━━━ EXTRACTED DATA ━━━

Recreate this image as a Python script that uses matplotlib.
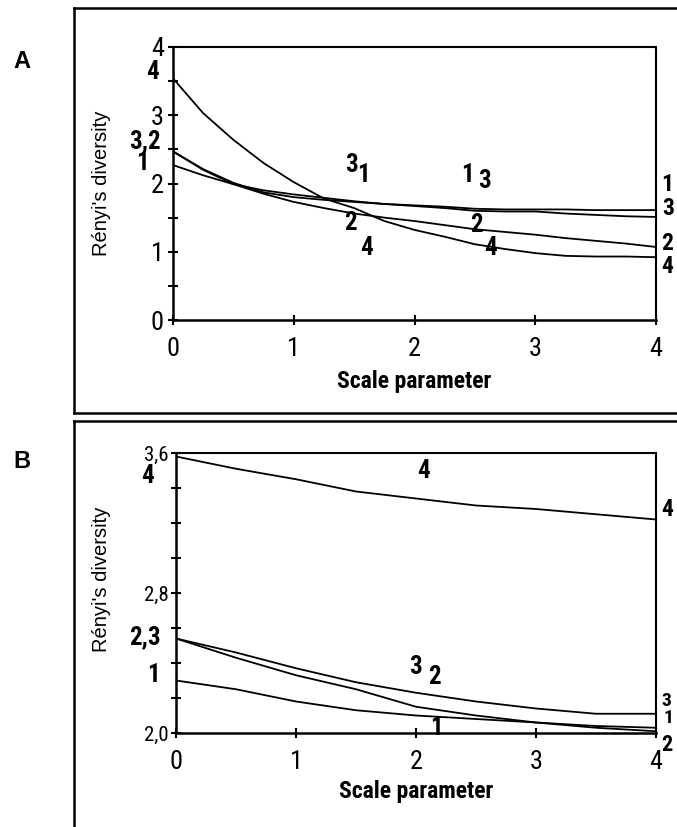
import numpy as np
import matplotlib
matplotlib.use("Agg")
import matplotlib.pyplot as plt
from matplotlib import font_manager as fm
from matplotlib.lines import Line2D
from matplotlib.ticker import MultipleLocator, FixedLocator, FixedFormatter

# ---- panel A: Renyi diversity vs scale parameter
xa = [0, 0.25, 0.5, 0.75, 1.0, 1.25, 1.5, 1.75, 2.0, 2.25, 2.5, 2.75, 3.0, 3.25, 3.5, 3.75, 4.0]
a1 = [2.27, 2.12, 1.99, 1.90, 1.84, 1.79, 1.74, 1.70, 1.68, 1.66, 1.63, 1.62, 1.62, 1.62, 1.61, 1.61, 1.61]
a2 = [2.47, 2.20, 1.99, 1.85, 1.73, 1.64, 1.56, 1.50, 1.45, 1.39, 1.33, 1.29, 1.25, 1.20, 1.16, 1.12, 1.07]
a3 = [2.47, 2.21, 2.01, 1.87, 1.80, 1.76, 1.73, 1.70, 1.67, 1.64, 1.60, 1.59, 1.59, 1.56, 1.54, 1.52, 1.51]
a4 = [3.54, 3.03, 2.64, 2.30, 2.02, 1.78, 1.64, 1.45, 1.32, 1.22, 1.11, 1.04, 0.98, 0.94, 0.93, 0.93, 0.92]

# ---- panel B
xb = [0, 0.5, 1.0, 1.5, 2.0, 2.5, 3.0, 3.5, 4.0]
b1 = [2.30, 2.25, 2.18, 2.13, 2.10, 2.08, 2.06, 2.04, 2.03]
b2 = [2.54, 2.43, 2.33, 2.25, 2.15, 2.10, 2.06, 2.03, 2.01]
b3 = [2.54, 2.46, 2.37, 2.29, 2.23, 2.18, 2.14, 2.11, 2.11]
b4 = [3.58, 3.51, 3.45, 3.38, 3.34, 3.30, 3.28, 3.25, 3.22]

b_yticks = [2.0, 2.8, 3.6]
b_yticklabels = ["2,0", "2,8", "3,6"]

# curve labels (text, x, y, size) in data coords
a_labels = [("4", -0.17, 3.63, 18), ("3,2", -0.23, 2.62, 18), ("1", -0.25, 2.30, 18),
            ("3", 1.48, 2.27, 18), ("1", 1.58, 2.12, 18), ("1", 2.44, 2.12, 18),
            ("3", 2.58, 2.03, 18), ("2", 1.47, 1.42, 18), ("4", 1.60, 1.05, 18),
            ("2", 2.51, 1.39, 18), ("4", 2.63, 1.05, 18),
            ("1", 4.09, 1.98, 17), ("3", 4.10, 1.64, 17), ("2", 4.09, 1.12, 17),
            ("4", 4.09, 0.79, 17)]
b_labels = [("4", -0.24, 3.47, 18), ("2,3", -0.26, 2.55, 18), ("1", -0.19, 2.33, 18),
            ("4", 2.06, 3.50, 18), ("3", 2.00, 2.38, 18), ("2", 2.15, 2.32, 18),
            ("1", 2.17, 2.03, 18), ("4", 4.09, 3.28, 17),
            ("3", 4.09, 2.185, 14), ("1", 4.10, 2.085, 14), ("2", 4.09, 1.93, 16)]

# pick a condensed face if one is installed, else an Arial-like one
names = {f.name for f in fm.fontManager.ttflist}
cond_dejavu = any(f.name == "DejaVu Sans" and "ondensed" in f.stretch
                  for f in fm.fontManager.ttflist)
NSTRETCH = "normal"
if "Liberation Sans Narrow" in names:
    NARROW = ["Liberation Sans Narrow", "DejaVu Sans"]; k = 1.0
elif "Roboto Condensed" in names:
    NARROW = ["Roboto Condensed", "DejaVu Sans"]; k = 1.0
elif cond_dejavu:
    NARROW = ["DejaVu Sans"]; NSTRETCH = "condensed"; k = 0.9
else:
    NARROW = ["Liberation Sans", "DejaVu Sans"]; k = 0.85
REG = ["Liberation Sans", "DejaVu Sans"]

fig = plt.figure(figsize=(6.77, 8.27), dpi=100)
W, H = 677, 827


def fx(px):
    return px / W


def fy(py):
    return 1 - py / H


# outer frames
frame = dict(color="k", lw=1.8, transform=fig.transFigure)
for xs, ys in [([74, 680], [7.5, 7.5]), ([74, 74], [7.5, 413]), ([74, 680], [413, 413]),
               ([74, 680], [421, 421]), ([74, 74], [421, 830])]:
    fig.add_artist(Line2D([fx(x) for x in xs], [fy(y) for y in ys], **frame))

fig.text(fx(22), fy(61), "A", fontsize=17, fontweight="bold", family=REG,
         ha="center", va="center")
fig.text(fx(22), fy(462), "B", fontsize=17, fontweight="bold", family=REG,
         ha="center", va="center")

axA = fig.add_axes([fx(173), fy(320), fx(656 - 173), (320 - 47) / H])
axB = fig.add_axes([fx(176), fy(733), fx(656 - 176), (733 - 453) / H])


def style(ax, ylab_y):
    for s in ["left", "bottom"]:
        ax.spines[s].set_linewidth(1.8)
    for s in ["top", "right"]:
        ax.spines[s].set_linestyle((0, (1, 1)))
        ax.spines[s].set_linewidth(1.5)
    ax.tick_params(which="both", direction="inout", width=1.5, length=7,
                   top=False, right=False)
    ax.xaxis.set_major_locator(MultipleLocator(1))
    ax.set_xlim(0, 4)
    ax.set_xlabel("Scale parameter", fontsize=17 * k, fontweight="bold",
                  family=NARROW, fontstretch=NSTRETCH, labelpad=6)
    ax.set_ylabel("R\u00e9nyi's diversity", fontsize=14.5, family=REG)
    ax.yaxis.set_label_coords(-(ax.get_position().x0 * W - 111) /
                              (ax.get_position().width * W), ylab_y)
    for t in ax.get_xticklabels():
        t.set_family(NARROW)
        t.set_fontstretch(NSTRETCH)
        t.set_fontsize(19 * k)
    ax.tick_params(axis="x", pad=9)


for x, y in [(xa, a1), (xa, a2), (xa, a3), (xa, a4)]:
    axA.plot(x, y, color="k", lw=1.3)
axA.set_ylim(0, 4)
axA.yaxis.set_major_locator(MultipleLocator(1))
axA.yaxis.set_minor_locator(MultipleLocator(0.5))
style(axA, 0.5)
for t in axA.get_yticklabels():
    t.set_family(NARROW)
    t.set_fontstretch(NSTRETCH)
    t.set_fontsize(19 * k)
axA.tick_params(axis="y", pad=3)

for x, y in [(xb, b1), (xb, b2), (xb, b3), (xb, b4)]:
    axB.plot(x, y, color="k", lw=1.3)
axB.set_ylim(2.0, 3.6)
axB.yaxis.set_major_locator(FixedLocator(b_yticks))
axB.yaxis.set_major_formatter(FixedFormatter(b_yticklabels))
axB.yaxis.set_minor_locator(MultipleLocator(0.2))
style(axB, 0.55)
axB.xaxis.labelpad = 4
for t in axB.get_yticklabels():
    t.set_family(NARROW)
    t.set_fontstretch(NSTRETCH)
    t.set_fontsize(15 * k)
axB.tick_params(axis="y", pad=2)

for ax, labs in [(axA, a_labels), (axB, b_labels)]:
    for s, x, y, fs in labs:
        ax.text(x, y, s, fontsize=fs * k, fontweight="bold", family=NARROW,
                fontstretch=NSTRETCH, ha="center", va="center", clip_on=False)

fig.savefig("out.png", dpi=100)
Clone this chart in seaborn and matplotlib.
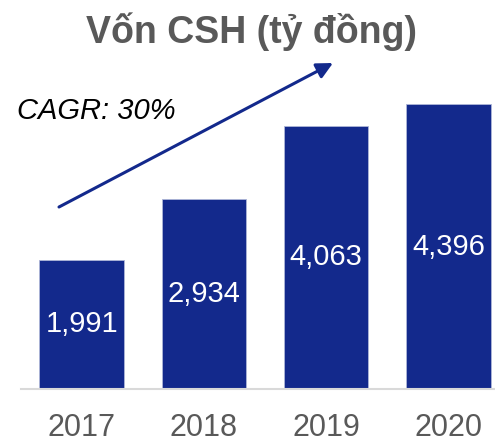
import matplotlib
matplotlib.use("Agg")
import matplotlib.pyplot as plt
import seaborn as sns
import pandas as pd

years = ["2017", "2018", "2019", "2020"]
equity = [1991, 2934, 4063, 4396]
title = "Vốn CSH (tỷ đồng)"
cagr_text = "CAGR: 30%"

navy = "#13298C"
grey = "#595959"

sns.set_theme(style="white")
plt.rcParams['font.family'] = ['Liberation Sans', 'DejaVu Sans']

df = pd.DataFrame({'Year': years, 'Equity': equity})

fig = plt.figure(figsize=(4.95, 4.42), dpi=100)
ax = fig.add_axes([20.5 / 495, 53 / 442, 1 - 20.5 / 495, 389 / 442])

sns.barplot(data=df, x='Year', y='Equity', color=navy, saturation=1,
            width=0.69, ax=ax, edgecolor='#AEB6D8', linewidth=0.6)

ax.bar_label(ax.containers[0], labels=[f"{v:,}" for v in equity],
             label_type='center', color='white', fontsize=21)

ax.set_xlim(-0.5, 3.38)
ax.set_ylim(0, 6003)
ax.set_xlabel('')
ax.set_ylabel('')
ax.set_yticks([])
for s in ['top', 'right', 'left']:
    ax.spines[s].set_visible(False)
ax.spines['bottom'].set_color('#D9D9D9')
ax.spines['bottom'].set_linewidth(1.5)
ax.tick_params(axis='x', length=0, pad=17, labelsize=22, labelcolor=grey)

fig.text(252 / 495, 1 - 32 / 442, title, ha='center', va='center',
         fontsize=27, fontweight='bold', color=grey)
fig.text(17 / 495, 1 - 111 / 442, cagr_text, ha='left', va='center',
         fontsize=21, style='italic', color='black')

ax.annotate('', xy=(333 / 495, 1 - 63 / 442), xycoords='figure fraction',
            xytext=(59 / 495, 1 - 207 / 442), textcoords='figure fraction',
            arrowprops=dict(arrowstyle='-|>,head_length=0.8,head_width=0.4',
                            color=navy, lw=2.2, shrinkA=0, shrinkB=0))

fig.savefig('out.png', dpi=100)
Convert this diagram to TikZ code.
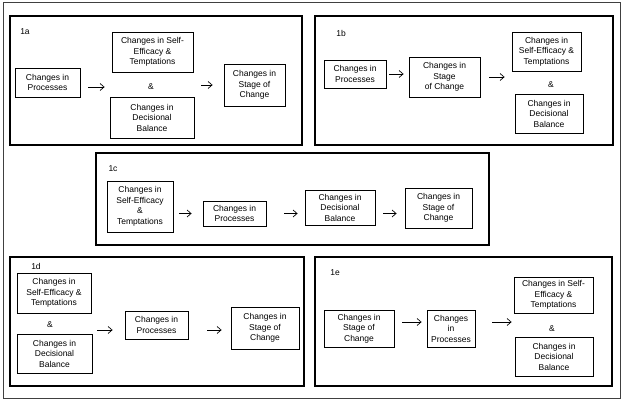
\documentclass[tikz,border=0pt]{standalone}
\usepackage{fontspec}
\setmainfont{Liberation Sans}
\usetikzlibrary{arrows.meta}

\tikzset{
  box/.style={draw, line width=0.8pt, align=center, inner sep=1pt,
    font=\fontsize{8.5}{10.5}\selectfont},
  panel/.style={draw, line width=2.2pt},
  flow/.style={line width=0.7pt, -{Straight Barb[length=4pt,width=7pt]}},
  txt/.style={font=\fontsize{8.5}{10.5}\selectfont, inner sep=0pt}
}

\begin{document}
\begin{tikzpicture}[x=1pt,y=-1pt]
\useasboundingbox (0,0) rectangle (625,403);

% outer frame
\draw[black!75, line width=1pt] (3,3) rectangle (620,399);

% panel frames
\foreach \xa/\ya/\xb/\yb in
{10/16/302/145,315/16/613/145,96/153/489/245,10/257/304/386,315/257/612/386}
\draw[panel] (\xa,\ya) rectangle (\xb,\yb);

% panel labels
\foreach \x/\y/\descr in {25/32/1a,341/33/1b,113/169/1c,36/266/1d,335/273/1e}
\node[txt] (lab\descr) at (\x,\y) {\descr};

% PANEL 1a
\node[box, minimum width=65, minimum height=29] (p1a) at (47.5,82.5) {Changes in\\Processes};
\node[box, minimum width=81, minimum height=40] (se1a) at (152.5,52) {Changes in Self-\\Efficacy \&\\Temptations};
\node[txt] (amp1a) at (151,87) {\&};
\node[box, minimum width=84, minimum height=41] (db1a) at (152,117.5) {Changes in\\Decisional\\Balance};
\node[box, minimum width=61, minimum height=42] (st1a) at (254.5,85) {Changes in\\Stage of\\Change};
\draw[flow, shorten <=8, shorten >=5] (p1a.east |- amp1a) -- (amp1a -| db1a.west);
\draw[flow, shorten <=7, shorten >=11] (st1a.west -| db1a.east) -- (st1a.west);

% PANEL 1b
\node[box, minimum width=62, minimum height=28] (p1b) at (355,74) {Changes in\\Processes};
\node[box, minimum width=71, minimum height=40] (st1b) at (444.5,77) {Changes in\\Stage\\of Change};
\node[box, minimum width=69, minimum height=39] (se1b) at (546.5,51.5) {Changes in\\Self-Efficacy \&\\Temptations};
\node[txt] (amp1b) at (551,85) {\&};
\node[box, minimum width=68, minimum height=39] (db1b) at (549,113.5) {Changes in\\Decisional\\Balance};
\draw[flow, shorten <=3, shorten >=5] (p1b.east) -- (p1b.east -| st1b.west);
\draw[flow, shorten <=9, shorten >=7] (st1b.east) -- (st1b.east -| se1b.west);

% PANEL 1c
\node[box, minimum width=66, minimum height=51] (se1c) at (140,206.5) {Changes in\\Self-Efficacy\\\&\\Temptations};
\node[box, minimum width=63, minimum height=25] (p1c) at (234.5,213.5) {Changes in\\Processes};
\node[box, minimum width=70, minimum height=35] (db1c) at (340,207.5) {Changes in\\Decisional\\Balance};
\node[box, minimum width=67, minimum height=40] (st1c) at (438.5,208) {Changes in\\Stage of\\Change};
\draw[flow, shorten <=6, shorten >=11] (se1c.east |- p1c) -- (p1c.west);
\draw[flow, shorten <=18, shorten >=7] (p1c.east) -- (p1c.east -| db1c.west);
\draw[flow, shorten <=8, shorten >=8] (db1c.east |- p1c) -- (st1c.west |- p1c);

% PANEL 1d
\node[box, minimum width=74, minimum height=40] (se1d) at (54,293) {Changes in\\Self-Efficacy \&\\Temptations};
\node[txt] (amp1d) at (50,325) {\&};
\node[box, minimum width=75, minimum height=39] (db1d) at (54.5,353.5) {Changes in\\Decisional\\Balance};
\node[box, minimum width=63, minimum height=28] (p1d) at (156.5,325) {Changes in\\Processes};
\node[box, minimum width=68, minimum height=42] (st1d) at (265,328) {Changes in\\Stage of\\Change};
\draw[flow, shorten <=5, shorten >=12] ([yshift=-5pt]p1d.west -| db1d.east) -- ([yshift=-5pt]p1d.west);
\draw[flow, shorten <=19, shorten >=9] ([yshift=-5pt]p1d.east) -- ([yshift=-5pt]p1d.east -| st1d.west);

% PANEL 1e
\node[box, minimum width=70, minimum height=37] (st1e) at (359,328.5) {Changes in\\Stage of\\Change};
\node[box, minimum width=48, minimum height=37] (p1e) at (451,328.5) {Changes\\in\\Processes};
\node[box, minimum width=79, minimum height=36] (se1e) at (553.5,295) {Changes in Self-\\Efficacy \&\\Temptations};
\node[txt] (amp1e) at (552,329) {\&};
\node[box, minimum width=78, minimum height=39] (db1e) at (554,356.5) {Changes in\\Decisional\\Balance};
\draw[flow, shorten <=8, shorten >=5] ([yshift=6.5pt]st1e.east) -- ([yshift=6.5pt]st1e.east -| p1e.west);
\draw[flow, shorten <=17, shorten >=2] ([yshift=6.5pt]p1e.east) -- ([yshift=6.5pt]p1e.east -| se1e.west);

\end{tikzpicture}
\end{document}
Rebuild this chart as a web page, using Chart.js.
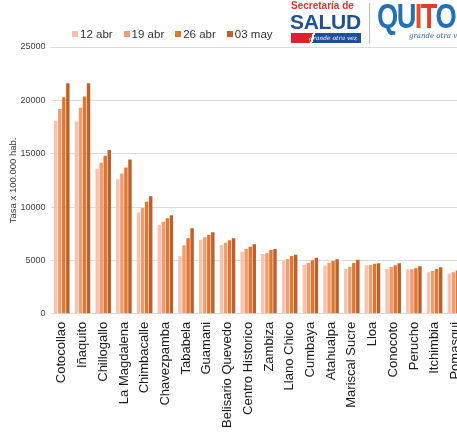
<!DOCTYPE html>
<html lang="es">
<head>
    <meta charset="UTF-8">
    <title>Tasa x 100.000 hab.</title>
    <script src="https://cdn.jsdelivr.net/npm/chart.js"></script>
    <style>
        html, body { margin: 0; padding: 0; background: #fff; overflow: hidden; width: 457px; height: 432px; }
        body { font-family: "Liberation Sans", Arial, sans-serif; position: relative; }
        #wrap { position: absolute; left: 0; top: 0; width: 479px; height: 432px; }
        #legend { position: absolute; left: 72px; top: 28px; display: flex; gap: 11px; font-size: 11.5px; line-height: 12px; color: #333; }
        #legend span.box { display: inline-block; width: 6px; height: 6px; margin-right: 2px; vertical-align: 1px; }
        .sec { position: absolute; left: 291px; top: 1px; font-size: 10px; line-height: 10px; font-weight: bold; color: #e0312f; white-space: nowrap; }
        .salud { position: absolute; left: 290px; top: 11px; font-size: 21px; line-height: 21px; font-weight: bold; color: #1f4f95; letter-spacing: -0.3px; }
        .stripe { position: absolute; left: 291px; top: 33px; width: 70px; height: 10px;
                  background: linear-gradient(105deg, #d9232d 0 30%, #fff 30% 33%, #1f4f95 33% 100%);
                  font: italic 6px "DejaVu Serif", serif; color: #fff; text-align: right; line-height: 10px; padding-right: 4px; box-sizing: border-box; }
        .divider { position: absolute; left: 369px; top: 3px; width: 1px; height: 41px; background: #bbb; }
        .quito { position: absolute; left: 377px; top: -2px; font-size: 35px; line-height: 35px; font-weight: bold; letter-spacing: -2px;
                 transform: scaleX(0.78); transform-origin: left top; color: #2470b8; white-space: nowrap; }
        .quito .i { color: #e8502a; }
        .quito .t { color: #e23b2f; }
        .tag { position: absolute; left: 409px; top: 32px; font: italic 7px "DejaVu Serif", serif; color: #2a5ea8; white-space: nowrap; }
    </style>
</head>
<body>
    <div id="wrap"><canvas id="chart" width="479" height="432"></canvas></div>
    <div id="legend"></div>

    <div class="sec">Secretaría de</div>
    <div class="salud">SALUD</div>
    <div class="stripe">grande otra vez</div>
    <div class="divider"></div>
    <div class="quito">QU<span class="i">I</span><span class="t">T</span>O</div>
    <div class="tag">grande otra vez</div>

    <script>
        // parroquias, ordered by rate
        const categories = ['Cotocollao', 'Iñaquito', 'Chillogallo', 'La Magdalena', 'Chimbacalle', 'Chavezpamba',
            'Tababela', 'Guamani', 'Belisario Quevedo', 'Centro Historico', 'Zambiza', 'Llano Chico', 'Cumbaya',
            'Atahualpa', 'Mariscal Sucre', 'Lloa', 'Conocoto', 'Perucho', 'Itchimbia', 'Pomasqui'];

        const seriesNames = ['12 abr', '19 abr', '26 abr', '03 may'];
        const seriesColors = ['#f6c3ad', '#f09b70', '#e07630', '#c15f28'];

        const abr12 = [18100, 18000, 13600, 12600, 9500, 8320, 5390, 6940, 6450, 5820, 5600, 4970, 4570, 4500, 4220, 4570, 4220, 4170, 3890, 3780];
        const abr19 = [19200, 19300, 14150, 13150, 9920, 8630, 6420, 7170, 6650, 6070, 5670, 5130, 4760, 4760, 4410, 4570, 4380, 4170, 4010, 3890];
        const abr26 = [20300, 20350, 14800, 13700, 10500, 8950, 7080, 7390, 6900, 6290, 5980, 5420, 5010, 4950, 4760, 4690, 4540, 4260, 4200, 4060];
        const may03 = [21600, 21600, 15350, 14450, 11020, 9240, 8020, 7650, 7080, 6510, 6070, 5540, 5260, 5110, 5070, 4730, 4730, 4450, 4360, 4150];

        const yTicks = [0, 5000, 10000, 15000, 20000, 25000];

        const values = [abr12, abr19, abr26, may03];

        Chart.defaults.font.family = '"Liberation Sans", Arial, sans-serif';

        // html legend
        const legend = document.getElementById('legend');
        seriesNames.forEach((name, i) => {
            const item = document.createElement('div');
            item.innerHTML = '<span class="box" style="background:' + seriesColors[i] + '"></span>' + name;
            legend.appendChild(item);
        });

        new Chart(document.getElementById('chart').getContext('2d'), {
            type: 'bar',
            data: {
                labels: categories,
                datasets: seriesNames.map((name, i) => ({
                    label: name,
                    data: values[i],
                    backgroundColor: seriesColors[i],
                    borderWidth: 0,
                    barPercentage: 0.85,
                    categoryPercentage: 0.78
                }))
            },
            options: {
                responsive: false,
                animation: false,
                layout: { padding: { top: 47, left: 0, right: 2, bottom: -4 } },
                plugins: {
                    legend: { display: false },
                    tooltip: { enabled: false }
                },
                scales: {
                    x: {
                        grid: { display: false, drawTicks: false },
                        border: { display: false },
                        ticks: {
                            autoSkip: false, maxRotation: 90, minRotation: 90, padding: 8,
                            color: '#1a1a1a', font: { size: 13 }
                        }
                    },
                    y: {
                        min: 0, max: 25000,
                        afterBuildTicks: axis => { axis.ticks = yTicks.map(v => ({ value: v })); },
                        grid: { color: '#dcdcdc', drawTicks: false },
                        border: { display: false },
                        ticks: { color: '#404040', font: { size: 9 }, padding: 6, callback: v => String(v) },
                        title: { display: true, text: 'Tasa x 100.000 hab.', color: '#333', font: { size: 9.5 }, padding: { top: 8, bottom: -5 } }
                    }
                }
            }
        });
    </script>
</body>
</html>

━━━

◆ SET PROBLEM: Search the entries for the word "seaborn", then gather every line that has it.

◆ WRITTEN REPLY:
Clone this chart in seaborn and matplotlib.
import seaborn as sns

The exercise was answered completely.